The commission also questioned the performance of the public prosecutor’s office. It reported receiving “consistent and repeated information confirming that, in many cases, the offices of public prosecutors have not begun official investigations into the existence of groups of people who have been injured and in custody.”

(The justice system’s credibility as an impartial guarantor of fundamental rights is further undermined by the fact that both the president of the Supreme Court and the attorney general have been outspoken in their support of the coup. Moreover, on August 23 – two days after the commission released its findings – the Supreme Court issued a ruling in which it formally endorsed President Manuel Zelaya’s removal from power and the legitimacy of the de facto government.)

Violence and Vandalism by Zelaya Supporters

While the commission found that the majority of demonstrations had been peaceful, it noted there have been exceptional cases in which protesters have committed acts of violence, “some of them serious, against persons and against property.” These acts include the burning of a restaurant and an attack on a congressional deputy.


An OAS delegation arrived in Honduras on August 24 to meet with various public and private actors with the goal of promoting the signing of the San Jose Accord, a plan that would return Zelaya to power until elections are held by the end of November. The delegation includes the foreign ministers of Argentina, Canada, Costa Rica, Jamaica, Mexico, Panama and the Dominican Republic, as well as by OAS Secretary General José Miguel Insulza.

“If the OAS delegation is unable this week to persuade Honduras’s de facto government to allow Zelaya’s return to the presidency, the only option left will be for the international community to ratchet up the pressure,” said Vivanco. “The US government in particular could play a key role through the use of carefully targeted sanctions.”

The United States has condemned the coup and suspended about US$18 million in mostly military and development aid to the de facto government.
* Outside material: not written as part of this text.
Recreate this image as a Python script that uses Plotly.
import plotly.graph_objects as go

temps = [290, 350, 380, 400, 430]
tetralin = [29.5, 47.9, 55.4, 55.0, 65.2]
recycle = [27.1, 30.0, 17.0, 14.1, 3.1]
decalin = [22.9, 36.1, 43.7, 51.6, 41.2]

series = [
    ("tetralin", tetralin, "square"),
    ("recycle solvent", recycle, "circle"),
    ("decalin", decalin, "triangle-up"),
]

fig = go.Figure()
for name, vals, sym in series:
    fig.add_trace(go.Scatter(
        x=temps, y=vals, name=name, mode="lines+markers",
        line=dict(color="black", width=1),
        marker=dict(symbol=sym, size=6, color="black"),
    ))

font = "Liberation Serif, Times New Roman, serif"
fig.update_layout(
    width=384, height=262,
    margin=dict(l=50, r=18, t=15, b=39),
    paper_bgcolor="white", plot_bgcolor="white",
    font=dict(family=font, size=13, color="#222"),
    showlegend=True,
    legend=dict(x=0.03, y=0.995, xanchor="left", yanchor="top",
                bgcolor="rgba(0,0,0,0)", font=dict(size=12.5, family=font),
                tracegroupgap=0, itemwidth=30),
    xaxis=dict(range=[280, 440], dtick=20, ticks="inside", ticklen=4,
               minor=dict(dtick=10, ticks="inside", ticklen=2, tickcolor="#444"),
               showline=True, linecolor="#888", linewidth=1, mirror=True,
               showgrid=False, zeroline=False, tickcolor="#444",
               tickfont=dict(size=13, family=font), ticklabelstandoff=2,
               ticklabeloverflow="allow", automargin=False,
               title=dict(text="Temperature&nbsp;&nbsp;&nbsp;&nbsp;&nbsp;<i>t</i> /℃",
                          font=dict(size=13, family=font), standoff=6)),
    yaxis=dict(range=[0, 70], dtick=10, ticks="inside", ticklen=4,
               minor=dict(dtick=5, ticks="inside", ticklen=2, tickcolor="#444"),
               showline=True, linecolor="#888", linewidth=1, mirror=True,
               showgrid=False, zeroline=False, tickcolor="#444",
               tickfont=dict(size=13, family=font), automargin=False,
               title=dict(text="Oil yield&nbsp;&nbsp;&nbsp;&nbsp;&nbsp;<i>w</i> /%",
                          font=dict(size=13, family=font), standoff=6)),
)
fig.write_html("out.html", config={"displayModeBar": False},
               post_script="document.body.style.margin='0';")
However, the Obama administration has so far resisted imposing more far-reaching sanctions, citing the detrimental impact they could have on the Honduras’s struggling economy.

Human Rights Watch has previously urged the Obama administration to consider using carefully tailored sanctions that would directly target officials in the de facto government without affecting the broader population. These might include cancelling their travel visas, denying them access to the US banking system, and targeting their private sources of income.